What has this to do with the Obama Administration?  Mr. Obama has never held a job where he was directly accountable for anything.  Consider how he addressed the nation after our intelligence services tracked down Mr. Bin Laden and the seals killed him:

And so shortly after taking office, I directed Leon Panetta, the director of the CIA, to make the killing or capture of bin Laden the top priority of our war against al Qaeda, even as we continued our broader efforts to disrupt, dismantle, and defeat his network.

Then, last August, after years of painstaking work by our intelligence community, I was briefed on a possible lead to bin Laden.  It was far from certain, and it took many months to run this thread to ground.  I met repeatedly with my national security team as we developed more information about the possibility that we had located bin Laden hiding within a compound deep inside of Pakistan.  And finally, last week, I determined that we had enough intelligence to take action, and authorized an operation to get Osama bin Laden and bring him to justice.

Today, at my direction, the United States launched a targeted operation against that compound in Abbottabad, Pakistan.  A small team of Americans carried out the operation with extraordinary courage and capability.

Note the extensive use of the vertical pronoun.  Mr. Obama seems to have confused commanding with leading; he was clearly taking most if not all of the credit for an action in which he did nothing more than flap his jaws.

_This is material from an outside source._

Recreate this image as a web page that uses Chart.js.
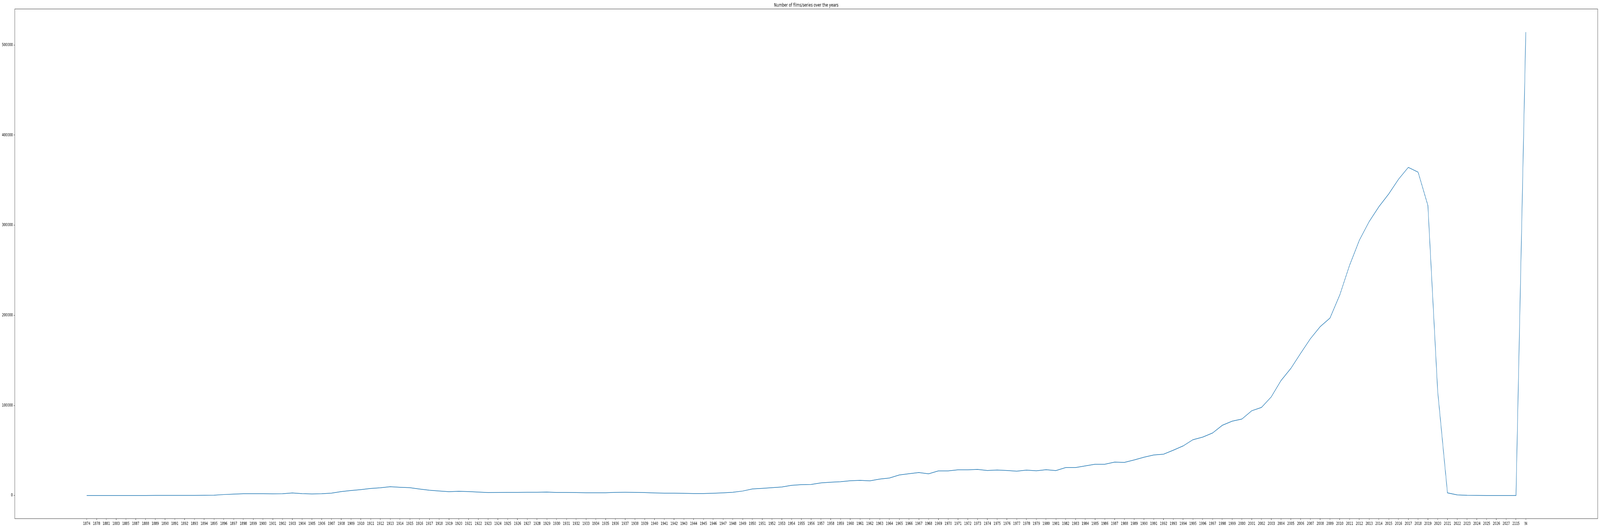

Forbes pointed out that if you make your associates look good, they'll follow you anywhere.  Mr. Reagan told Americans that we were a great nation and that we'd fix our problems.  His cheering us on made it so.

Mr. Obama, in contrast, keeps telling all other nations how bad we've been and telling us that the pain will go on for a long time.  He's telling us that he can't fix the economy.

Of course he can't!  Nobody can fix our economy, no administration can fix our economy any more than Tom Brady can throw and catch at the same time.  Building our economy was a team effort with the government mostly getting out of the way and cheering.

Getting out of the way is known to work, by the way.

Stimulus?  Who needs that?  Just get out of the way!

Until Deng Xiaoping decided to let Chinese "animal spirits" loose, the Chinese economy was moribund.  The graph shows what happened when the government got out of the way.

Did the Chinese government make the Chinese economy explode?  No, individual Chinese entrepreneurs and businessmen did it once the dead hand of government was lifted.

Do Mr. Lin or Mr. Tebow win games all by themselves?  No, their encouragement spurs their teammates to play above themselves and they win games together.

Our businessmen could use a little more encouragement and a lot less griping from the Obama Administration.  Mr. Obama may play at basketball, but he sure doesn't understand teamwork.